“Glistens with sparkling elements”
I wonder if there is a word, other than bewilderment, for the reaction to a writer who receives praise despite mediocre work. This is what Patrick Marber’s writing stokes inside me. His re-writing of Henrik Ibsen’s Hedda Gabler is by far the most lamentable element of this National Theatre production, which sometimes glistens with sparkling elements, but includes far too many misjudgments at the head-in-hands level .
To name a few: Leonard Cohen’s lovely yet done-to-death “Hallelujah” plays over a somber transition. Pale blue lights shine intermittently on the assembled actors, for no apparent reason. Physicality is dishearteningly overplayed at times, making the performers appear more like wet marionettes than characters telling a story. And yet, Marber’s script outdoes them all.
The play concerns itself with a day and a night in the apartment of academic wet blanket Tesman and the eponymous Hedda, his new, unfulfilled wife. Friends and former lovers of theirs come and go to moan and wail about their various woes, from dead-end marriages to unrequited love to jealousy over academic rivals’ successes. There are intriguing elements to these episodic entrances and exits, most compellingly when Tesman’s semi-rival Lovborg lays out his plan for his next work. This is what most frustrates about this show: there are so many glimmers of intriguing theatre, many stemming from Ivo Van Hove’s smart (yet here unexceptional) direction, but they are all but snuffed out by Marber’s tone-deaf phrasing and (I hazard) self-importance.
Hedda, a groundbreaking and fresh character in 1891, is nowadays much less extraordinary. She is the daughter of a prestigious general, and a young woman with many suitors, yet lacks any real goals or interests in life. This “poverty of spirit” as the play decides to call it, leads her to seek out increasingly sadistic means of exerting some kind of power over something, whether it be tearing up flowers or firing her father’s pistols at unsuspecting guests, and eventually much worse. This kind of bourgeois-fetishizing story creates just the sort of middle-of-the-road tension and intrigue that should be right up Marber’s alley. Is Tesman going to get his professorship? Is Hedda fulfilled? What is that maid doing there? Yet Marber seems to think he doesn’t need to convince an audience to care about these central questions of the script. So he fails to.

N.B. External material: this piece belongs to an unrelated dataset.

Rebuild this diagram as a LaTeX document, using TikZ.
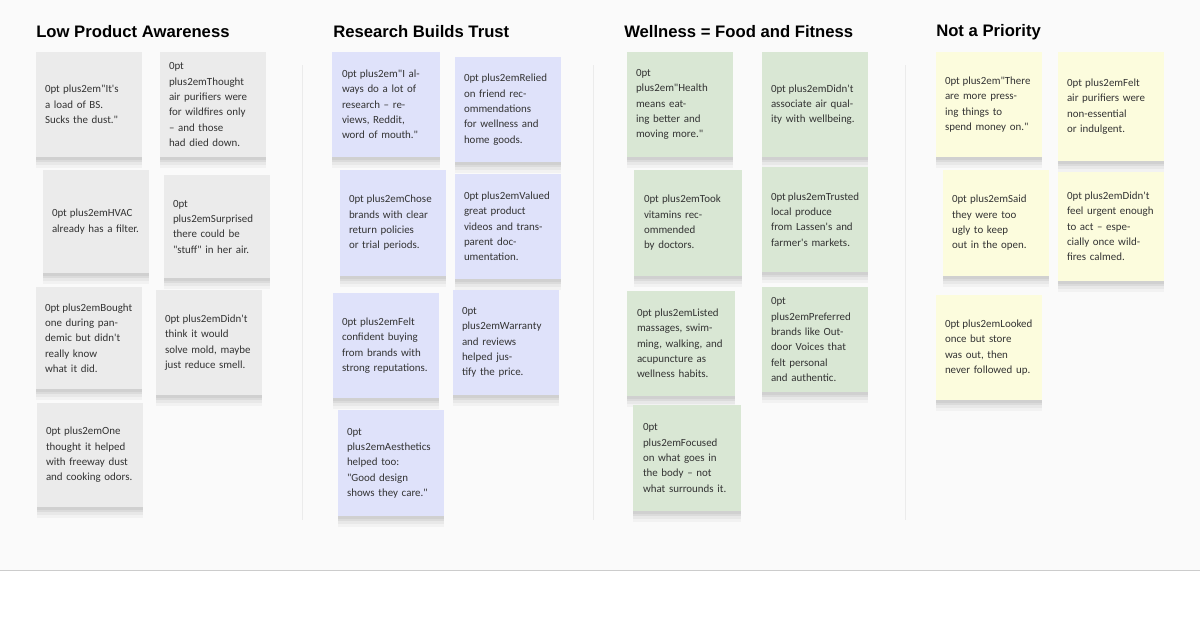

Much like in his magnum opus, Closer, Marber’s word choices can prove unfortunate and even unpleasant. The storyline is treated with such carelessness that it is unclear whether it is satirizing its own pomposity or reveling in it. It looks like Ibsen’s text has suffered a form of quantitative easing and the original is struggling to get back into shape. Certain big monologues (that strain the runtime for no apparent reason) are answered by brief ironic retort: when one character loses the precious, handwritten single draft of his upcoming masterpiece, he waxes poetic for no less than five minutes about his loss — to which another character quietly quips: “It’s just a book.” Somehow, this self-awareness gets squashed and replaced with showiness and shiny things.

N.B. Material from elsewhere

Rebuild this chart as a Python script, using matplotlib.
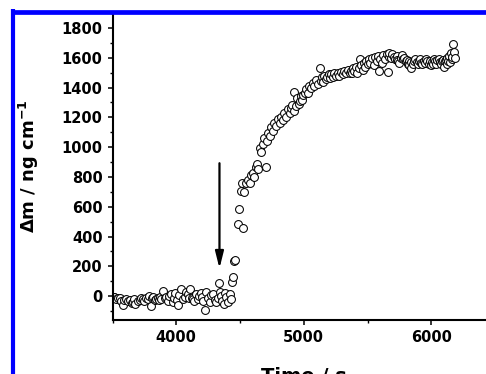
import matplotlib
matplotlib.use("Agg")
import matplotlib.pyplot as plt
from matplotlib.lines import Line2D
from matplotlib.ticker import MultipleLocator

plt.rcParams['font.family'] = ['DejaVu Sans']
plt.rcParams['font.weight'] = 'bold'
plt.rcParams['mathtext.default'] = 'bf'

time_s = [
    3510, 3515, 3528, 3540, 3555, 3568, 3581, 3594, 3607, 3620, 3639, 3650, 3659, 3670, 3680, 3696,
    3700, 3712, 3725, 3738, 3750, 3764, 3777, 3790, 3803, 3812, 3821, 3832, 3843, 3853, 3863, 3875,
    3884, 3895, 3908, 3921, 3935, 3947, 3960, 3973, 3984, 3994, 4003, 4012, 4025, 4039, 4052, 4065,
    4078, 4091, 4100, 4109, 4120, 4130, 4143, 4156, 4170, 4182, 4192, 4203, 4212, 4222, 4235, 4248,
    4261, 4274, 4287, 4300, 4313, 4325, 4334, 4343, 4352, 4362, 4371, 4382, 4392, 4405, 4418, 4428,
    4439, 4448, 4455, 4460, 4483, 4491, 4509, 4512, 4522, 4535, 4549, 4560, 4575, 4588, 4600, 4612,
    4625, 4637, 4645, 4653, 4665, 4680, 4692, 4705, 4712, 4720, 4735, 4745, 4755, 4770, 4785, 4797,
    4810, 4822, 4835, 4848, 4862, 4875, 4890, 4900, 4911, 4920, 4927, 4938, 4950, 4960, 4967, 4977,
    4985, 4995, 5006, 5018, 5030, 5045, 5058, 5070, 5080, 5095, 5108, 5124, 5132, 5140, 5150, 5160,
    5172, 5186, 5195, 5205, 5215, 5226, 5238, 5250, 5265, 5280, 5292, 5306, 5318, 5330, 5345, 5359,
    5370, 5380, 5390, 5398, 5410, 5420, 5432, 5445, 5452, 5461, 5470, 5480, 5490, 5500, 5510, 5520,
    5535, 5553, 5562, 5575, 5585, 5591, 5600, 5610, 5625, 5640, 5650, 5659, 5665, 5672, 5684, 5696,
    5708, 5719, 5728, 5735, 5742, 5750, 5762, 5774, 5782, 5790, 5800, 5808, 5815, 5822, 5829, 5838,
    5845, 5855, 5865, 5875, 5885, 5895, 5905, 5915, 5922, 5931, 5940, 5950, 5960, 5970, 5980, 5988,
    5996, 6005, 6015, 6022, 6030, 6040, 6049, 6060, 6070, 6078, 6085, 6093, 6101, 6108, 6115, 6122,
    6127, 6135, 6140, 6148, 6153, 6160, 6165, 6174, 6182, 6190,
]

mass_ng = [
    -5, -8, -20, -14, -11, -30, -62, -25, -18, -35, -29, -45, -40, -20, -51, -178,
    -30, -24, -10, -18, -35, -11, -20, -2, -64, -15, -7, -25, -18, -10, -29, -5,
    -20, 33, -12, -7, -30, 4, 15, -40, -10, 20, -25, -62, 10, 49, -20, -7,
    30, 16, -15, 51, -10, -18, -35, 16, -20, 4, 20, -7, -30, -96, 27, -15,
    -40, 10, 16, -25, -40, -10, 89, 30, 4, -30, -51, 20, -7, -40, 16, -20,
    98, 127, 235, 245, 484, 584, 707, 762, 458, 696, 756, 780, 760, 810, 829, 800,
    870, 884, 850, 996, 965, 1018, 1062, 867, 1040, 1096, 1075, 1135, 1110, 1165, 1140, 1190,
    1160, 1200, 1185, 1230, 1205, 1255, 1230, 1265, 1284, 1240, 1373, 1275, 1330, 1290, 1307, 1345,
    1315, 1350, 1362, 1390, 1365, 1410, 1395, 1430, 1410, 1450, 1425, 1529, 1445, 1470, 1440, 1475,
    1455, 1473, 1490, 1465, 1490, 1470, 1500, 1480, 1495, 1478, 1505, 1488, 1510, 1495, 1520, 1498,
    1510, 1495, 1530, 1512, 1540, 1500, 1530, 1591, 1550, 1520, 1565, 1540, 1580, 1555, 1590, 1562,
    1595, 1551, 1605, 1575, 1610, 1511, 1590, 1562, 1615, 1590, 1625, 1502, 1605, 1630, 1595, 1625,
    1605, 1590, 1610, 1585, 1575, 1565, 1595, 1618, 1590, 1600, 1575, 1585, 1560, 1580, 1550, 1570,
    1529, 1560, 1580, 1590, 1570, 1555, 1575, 1590, 1565, 1555, 1580, 1565, 1590, 1575, 1560, 1580,
    1551, 1570, 1560, 1590, 1575, 1555, 1584, 1590, 1570, 1555, 1575, 1585, 1540, 1575, 1585, 1560,
    1596, 1580, 1610, 1570, 1629, 1590, 1605, 1689, 1640, 1596,
]

arrow_x = 4339
arrow_y_start = 892
arrow_y_end = 186

W, H = 486, 374
fig = plt.figure(figsize=(W / 100, H / 100), dpi=100)
ax = fig.add_axes([112.5 / W, (H - 320) / H, 382.5 / W, (320 - 13) / H])

ax.scatter(time_s, mass_ng, s=32, facecolors='white', edgecolors='black',
           linewidths=0.75, zorder=2)

ax.annotate('', xy=(arrow_x, arrow_y_end), xytext=(arrow_x, arrow_y_start),
            arrowprops=dict(arrowstyle='-|>,head_length=1.0,head_width=0.25',
                            color='black', lw=1.6, shrinkA=0, shrinkB=0))

ax.set_xlim(3500, 6500)
ax.set_ylim(-160, 1900)
ax.xaxis.set_major_locator(MultipleLocator(1000))
ax.xaxis.set_minor_locator(MultipleLocator(500))
ax.yaxis.set_major_locator(MultipleLocator(200))
ax.yaxis.set_minor_locator(MultipleLocator(100))

for s in ['top', 'right']:
    ax.spines[s].set_visible(False)
for s in ['left', 'bottom']:
    ax.spines[s].set_linewidth(1.5)

ax.tick_params(which='major', direction='out', length=3.6, width=1.1, labelsize=10.5, pad=3.5)
ax.tick_params(which='minor', direction='out', length=2.2, width=1.0)
for lab in ax.get_xticklabels() + ax.get_yticklabels():
    lab.set_fontweight('bold')

ax.set_xlabel('Time / s', fontsize=14, fontweight='bold', labelpad=16)
ax.set_ylabel('Δm / ng cm$^{-1}$', fontsize=13, fontweight='bold', labelpad=15)

# blue frame lines (top and left)
fig.add_artist(Line2D([11 / W, 1.0], [(H - 11.5) / H, (H - 11.5) / H],
                      transform=fig.transFigure, color='#0000ff', lw=3.4,
                      solid_capstyle='butt', zorder=10))
fig.add_artist(Line2D([13 / W, 13 / W], [0.0, (H - 9) / H],
                      transform=fig.transFigure, color='#0000ff', lw=3.0,
                      solid_capstyle='butt', zorder=10))

fig.savefig('out.png', dpi=100)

There are many shiny things. The set is the unfurnished apartment owned by Hedda and Tesman and is immaculately underdressed. Hedda’s costume is a shiny nightgown. The lights gleaming out of an impressive side window are shiny, as is the display Hedda creates as she plays with the blinds out of increasingly aggressive boredom. The two handguns on show in their upstage glass case are shiny, and even shinier when they are — spoiler alert — fired at certain characters. But shiny objects do not tell good stories by themselves. We seem to have a production that thinks having a smooth set and glossy production values can make up for a certain percentage of the narrative. They cannot. Some more work on character dynamics and relationships and a little less time stapling roses to walls would have helped quite a lot.

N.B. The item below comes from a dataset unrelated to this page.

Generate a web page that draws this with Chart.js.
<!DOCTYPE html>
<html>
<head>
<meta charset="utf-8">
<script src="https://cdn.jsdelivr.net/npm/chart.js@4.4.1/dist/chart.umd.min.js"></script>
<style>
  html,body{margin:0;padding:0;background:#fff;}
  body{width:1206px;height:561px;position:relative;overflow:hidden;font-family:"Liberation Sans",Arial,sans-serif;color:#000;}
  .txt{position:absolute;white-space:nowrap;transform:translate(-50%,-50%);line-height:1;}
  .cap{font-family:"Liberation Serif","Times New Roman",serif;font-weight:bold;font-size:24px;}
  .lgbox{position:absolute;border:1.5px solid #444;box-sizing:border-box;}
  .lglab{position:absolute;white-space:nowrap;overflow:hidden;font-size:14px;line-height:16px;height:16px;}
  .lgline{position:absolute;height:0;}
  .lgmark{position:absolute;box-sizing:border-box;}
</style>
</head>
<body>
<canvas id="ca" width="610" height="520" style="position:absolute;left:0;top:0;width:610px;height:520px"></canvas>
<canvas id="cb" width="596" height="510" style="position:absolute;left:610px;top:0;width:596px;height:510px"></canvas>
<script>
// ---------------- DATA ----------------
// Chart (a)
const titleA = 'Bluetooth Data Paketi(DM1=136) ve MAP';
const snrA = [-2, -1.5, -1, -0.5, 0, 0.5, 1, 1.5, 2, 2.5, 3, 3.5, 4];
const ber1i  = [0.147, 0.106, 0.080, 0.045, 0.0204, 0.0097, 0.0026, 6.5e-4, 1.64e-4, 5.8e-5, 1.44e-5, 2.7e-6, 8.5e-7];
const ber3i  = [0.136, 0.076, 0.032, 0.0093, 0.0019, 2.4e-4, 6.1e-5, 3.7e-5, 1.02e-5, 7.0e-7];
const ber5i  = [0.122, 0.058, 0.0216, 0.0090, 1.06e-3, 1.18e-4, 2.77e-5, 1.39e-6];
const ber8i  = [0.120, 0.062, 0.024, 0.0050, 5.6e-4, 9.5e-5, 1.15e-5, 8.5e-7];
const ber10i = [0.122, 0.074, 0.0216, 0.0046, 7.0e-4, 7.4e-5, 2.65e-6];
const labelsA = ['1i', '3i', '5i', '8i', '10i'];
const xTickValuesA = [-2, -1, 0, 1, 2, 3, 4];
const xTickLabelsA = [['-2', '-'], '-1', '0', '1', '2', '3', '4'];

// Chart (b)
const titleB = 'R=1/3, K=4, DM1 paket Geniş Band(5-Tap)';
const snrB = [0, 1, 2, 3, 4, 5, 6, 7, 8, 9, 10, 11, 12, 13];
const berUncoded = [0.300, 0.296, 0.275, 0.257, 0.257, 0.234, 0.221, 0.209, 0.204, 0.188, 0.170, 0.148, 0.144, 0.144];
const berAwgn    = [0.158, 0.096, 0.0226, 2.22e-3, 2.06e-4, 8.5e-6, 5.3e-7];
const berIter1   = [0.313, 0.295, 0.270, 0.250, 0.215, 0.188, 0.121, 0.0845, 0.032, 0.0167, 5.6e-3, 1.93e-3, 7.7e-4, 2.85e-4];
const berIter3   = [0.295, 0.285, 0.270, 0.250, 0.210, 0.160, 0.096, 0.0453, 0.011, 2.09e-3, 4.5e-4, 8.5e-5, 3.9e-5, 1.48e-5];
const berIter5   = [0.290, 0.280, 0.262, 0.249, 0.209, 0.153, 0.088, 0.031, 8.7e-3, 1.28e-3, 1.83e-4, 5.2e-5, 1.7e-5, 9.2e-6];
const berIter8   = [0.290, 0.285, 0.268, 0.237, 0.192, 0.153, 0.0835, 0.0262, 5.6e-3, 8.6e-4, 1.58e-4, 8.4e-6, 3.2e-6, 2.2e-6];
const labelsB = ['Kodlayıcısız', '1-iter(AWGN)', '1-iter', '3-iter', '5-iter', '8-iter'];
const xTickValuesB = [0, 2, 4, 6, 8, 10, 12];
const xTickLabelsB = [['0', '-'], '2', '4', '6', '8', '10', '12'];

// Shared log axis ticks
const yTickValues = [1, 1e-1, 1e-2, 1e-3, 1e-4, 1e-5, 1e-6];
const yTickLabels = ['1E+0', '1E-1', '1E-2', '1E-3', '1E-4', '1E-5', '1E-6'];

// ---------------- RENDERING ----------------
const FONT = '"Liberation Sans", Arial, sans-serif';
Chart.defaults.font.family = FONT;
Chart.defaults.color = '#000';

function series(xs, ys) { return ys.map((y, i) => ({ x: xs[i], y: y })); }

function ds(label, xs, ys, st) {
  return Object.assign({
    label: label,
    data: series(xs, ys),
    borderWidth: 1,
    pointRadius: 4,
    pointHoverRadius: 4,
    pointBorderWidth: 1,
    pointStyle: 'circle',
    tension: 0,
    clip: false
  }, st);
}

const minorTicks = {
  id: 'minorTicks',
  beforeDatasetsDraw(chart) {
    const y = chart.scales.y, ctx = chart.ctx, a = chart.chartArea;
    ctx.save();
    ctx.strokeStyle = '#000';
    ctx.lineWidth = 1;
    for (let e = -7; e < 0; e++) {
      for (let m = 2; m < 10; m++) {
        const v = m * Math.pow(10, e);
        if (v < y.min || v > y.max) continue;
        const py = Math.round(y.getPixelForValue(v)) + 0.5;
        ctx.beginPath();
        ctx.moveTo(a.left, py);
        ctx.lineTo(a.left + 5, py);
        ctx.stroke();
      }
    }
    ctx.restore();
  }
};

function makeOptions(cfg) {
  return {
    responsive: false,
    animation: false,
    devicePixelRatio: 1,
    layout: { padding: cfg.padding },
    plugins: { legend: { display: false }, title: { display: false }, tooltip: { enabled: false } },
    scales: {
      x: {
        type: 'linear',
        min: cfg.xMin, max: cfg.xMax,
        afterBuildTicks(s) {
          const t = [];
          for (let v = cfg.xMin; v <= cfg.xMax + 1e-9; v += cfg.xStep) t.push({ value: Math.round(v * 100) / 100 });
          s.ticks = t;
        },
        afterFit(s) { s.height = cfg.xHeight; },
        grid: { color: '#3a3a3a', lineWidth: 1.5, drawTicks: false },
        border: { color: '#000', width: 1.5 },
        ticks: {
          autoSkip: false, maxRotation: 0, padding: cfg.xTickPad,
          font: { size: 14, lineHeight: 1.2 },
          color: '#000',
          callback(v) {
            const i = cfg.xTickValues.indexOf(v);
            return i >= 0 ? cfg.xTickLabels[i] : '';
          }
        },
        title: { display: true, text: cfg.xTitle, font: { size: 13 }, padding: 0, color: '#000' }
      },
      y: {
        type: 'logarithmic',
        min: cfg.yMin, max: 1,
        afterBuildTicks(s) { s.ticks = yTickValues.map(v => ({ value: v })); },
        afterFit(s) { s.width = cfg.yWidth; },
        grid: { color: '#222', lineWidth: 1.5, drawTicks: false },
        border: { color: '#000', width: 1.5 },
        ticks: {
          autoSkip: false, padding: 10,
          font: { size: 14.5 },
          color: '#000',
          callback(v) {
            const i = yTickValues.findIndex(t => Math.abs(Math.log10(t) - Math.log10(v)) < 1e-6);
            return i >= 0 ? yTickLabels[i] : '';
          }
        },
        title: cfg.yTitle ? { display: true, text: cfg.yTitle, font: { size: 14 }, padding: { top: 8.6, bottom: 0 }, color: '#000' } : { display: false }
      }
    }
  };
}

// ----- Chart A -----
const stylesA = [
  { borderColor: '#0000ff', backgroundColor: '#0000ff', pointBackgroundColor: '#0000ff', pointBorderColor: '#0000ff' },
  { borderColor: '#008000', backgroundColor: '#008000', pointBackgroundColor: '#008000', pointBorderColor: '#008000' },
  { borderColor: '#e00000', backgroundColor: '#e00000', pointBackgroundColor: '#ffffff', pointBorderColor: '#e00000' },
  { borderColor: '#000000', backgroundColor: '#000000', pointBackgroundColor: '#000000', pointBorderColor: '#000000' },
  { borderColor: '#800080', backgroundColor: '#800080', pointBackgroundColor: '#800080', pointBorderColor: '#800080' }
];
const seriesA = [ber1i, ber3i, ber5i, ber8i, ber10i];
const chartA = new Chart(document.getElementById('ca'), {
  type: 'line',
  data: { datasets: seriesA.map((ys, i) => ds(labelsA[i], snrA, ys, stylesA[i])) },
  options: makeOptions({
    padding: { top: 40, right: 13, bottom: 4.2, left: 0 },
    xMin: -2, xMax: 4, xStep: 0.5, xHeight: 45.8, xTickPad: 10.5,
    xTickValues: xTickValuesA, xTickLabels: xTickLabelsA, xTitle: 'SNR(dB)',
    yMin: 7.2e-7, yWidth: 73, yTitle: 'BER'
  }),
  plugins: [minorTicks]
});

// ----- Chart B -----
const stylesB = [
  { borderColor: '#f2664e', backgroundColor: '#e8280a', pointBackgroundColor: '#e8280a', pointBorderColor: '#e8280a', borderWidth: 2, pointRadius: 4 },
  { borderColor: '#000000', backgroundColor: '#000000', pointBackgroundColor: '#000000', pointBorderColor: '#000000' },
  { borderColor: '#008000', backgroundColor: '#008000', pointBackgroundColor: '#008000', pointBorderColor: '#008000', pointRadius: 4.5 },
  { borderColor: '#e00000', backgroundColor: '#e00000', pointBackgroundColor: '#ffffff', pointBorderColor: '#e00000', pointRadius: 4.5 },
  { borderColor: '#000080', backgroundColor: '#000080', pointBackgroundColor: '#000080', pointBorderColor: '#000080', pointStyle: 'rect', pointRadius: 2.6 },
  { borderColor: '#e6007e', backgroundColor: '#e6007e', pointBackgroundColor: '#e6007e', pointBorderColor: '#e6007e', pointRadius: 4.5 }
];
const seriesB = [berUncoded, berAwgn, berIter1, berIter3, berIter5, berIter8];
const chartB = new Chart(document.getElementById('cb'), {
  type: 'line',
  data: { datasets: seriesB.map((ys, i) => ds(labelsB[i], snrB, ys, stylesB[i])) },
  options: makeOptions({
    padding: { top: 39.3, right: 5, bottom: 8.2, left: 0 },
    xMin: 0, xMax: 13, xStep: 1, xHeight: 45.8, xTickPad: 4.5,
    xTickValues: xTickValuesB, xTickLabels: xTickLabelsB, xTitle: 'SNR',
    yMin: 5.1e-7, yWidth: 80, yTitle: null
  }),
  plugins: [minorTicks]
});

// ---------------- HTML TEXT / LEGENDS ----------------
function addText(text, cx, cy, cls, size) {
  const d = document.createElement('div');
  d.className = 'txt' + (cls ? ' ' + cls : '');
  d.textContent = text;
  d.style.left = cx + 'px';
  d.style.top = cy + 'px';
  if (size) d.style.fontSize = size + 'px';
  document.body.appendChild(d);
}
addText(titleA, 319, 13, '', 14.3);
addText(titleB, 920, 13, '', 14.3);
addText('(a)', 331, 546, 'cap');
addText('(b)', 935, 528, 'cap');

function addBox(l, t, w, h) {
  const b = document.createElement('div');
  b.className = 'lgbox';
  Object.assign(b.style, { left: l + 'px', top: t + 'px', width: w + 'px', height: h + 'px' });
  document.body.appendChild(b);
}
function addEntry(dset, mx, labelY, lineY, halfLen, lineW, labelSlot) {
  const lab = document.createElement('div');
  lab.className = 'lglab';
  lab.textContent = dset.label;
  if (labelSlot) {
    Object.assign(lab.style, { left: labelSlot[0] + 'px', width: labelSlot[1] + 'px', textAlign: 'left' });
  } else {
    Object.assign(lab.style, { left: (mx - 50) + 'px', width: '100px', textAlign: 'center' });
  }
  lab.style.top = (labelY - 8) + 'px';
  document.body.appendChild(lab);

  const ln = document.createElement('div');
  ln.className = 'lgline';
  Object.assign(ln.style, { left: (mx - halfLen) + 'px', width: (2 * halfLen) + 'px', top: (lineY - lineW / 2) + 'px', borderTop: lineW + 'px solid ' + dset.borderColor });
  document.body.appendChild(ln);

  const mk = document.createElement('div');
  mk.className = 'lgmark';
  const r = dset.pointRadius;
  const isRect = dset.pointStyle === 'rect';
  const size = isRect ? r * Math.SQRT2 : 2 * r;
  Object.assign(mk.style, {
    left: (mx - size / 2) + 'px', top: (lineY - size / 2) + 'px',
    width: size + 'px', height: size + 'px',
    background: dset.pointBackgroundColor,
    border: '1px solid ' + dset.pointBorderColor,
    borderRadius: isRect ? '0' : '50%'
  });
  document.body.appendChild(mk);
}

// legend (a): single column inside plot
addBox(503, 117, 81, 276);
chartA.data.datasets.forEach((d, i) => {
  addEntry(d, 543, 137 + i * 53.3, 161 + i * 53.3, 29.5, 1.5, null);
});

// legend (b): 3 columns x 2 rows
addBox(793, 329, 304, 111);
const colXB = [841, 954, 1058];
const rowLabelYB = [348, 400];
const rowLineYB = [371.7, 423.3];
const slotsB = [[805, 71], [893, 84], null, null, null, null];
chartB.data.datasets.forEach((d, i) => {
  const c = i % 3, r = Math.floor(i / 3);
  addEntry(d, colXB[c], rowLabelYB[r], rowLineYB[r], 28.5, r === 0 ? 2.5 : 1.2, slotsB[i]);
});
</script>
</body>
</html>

That being said, there is still much to be appreciated in the production. For their stamina alone, the actors deserve some credit. Wading through these lines with such patience must have been hard. Lead actress Lizzy Watts gives Hedda some delightfully cruel ticks, from turning her back on anyone she finds unworthy, to consciously tormenting her guests with their worst vices. Her dynamic with Richard Pyros, playing Lovborg, was the most electric to watch, especially as she toys with his teetotalism in the most vicious way. Adam Best as corrupt judge Brack is the most bombastic onstage presence by far, and his was a refreshing performance. Annabel Bates is good at looking sad, that’s for sure. Abhin Galeya waves his hands around far too much, but otherwise is a solid Tesman — though the character seemed meant to be much more pathetic than the relatively proud man Galeya has created. Christine Kavanagh is a charming red herring at the beginning, as her Aunt Juliana character deftly introduces the audience to the show, then disappears — which is a shame, as Kavanagh’s energy was possibly the best-measured. Madlena Nedeva is a solemn and well-crafted presence as Berte, the maid, yet her character is so untapped that she quite literally becomes more a piece of furniture than a participant.
Overall, an underwhelming and overwritten production of an important play. It is surprising and disappointing that others have eaten it up nonetheless.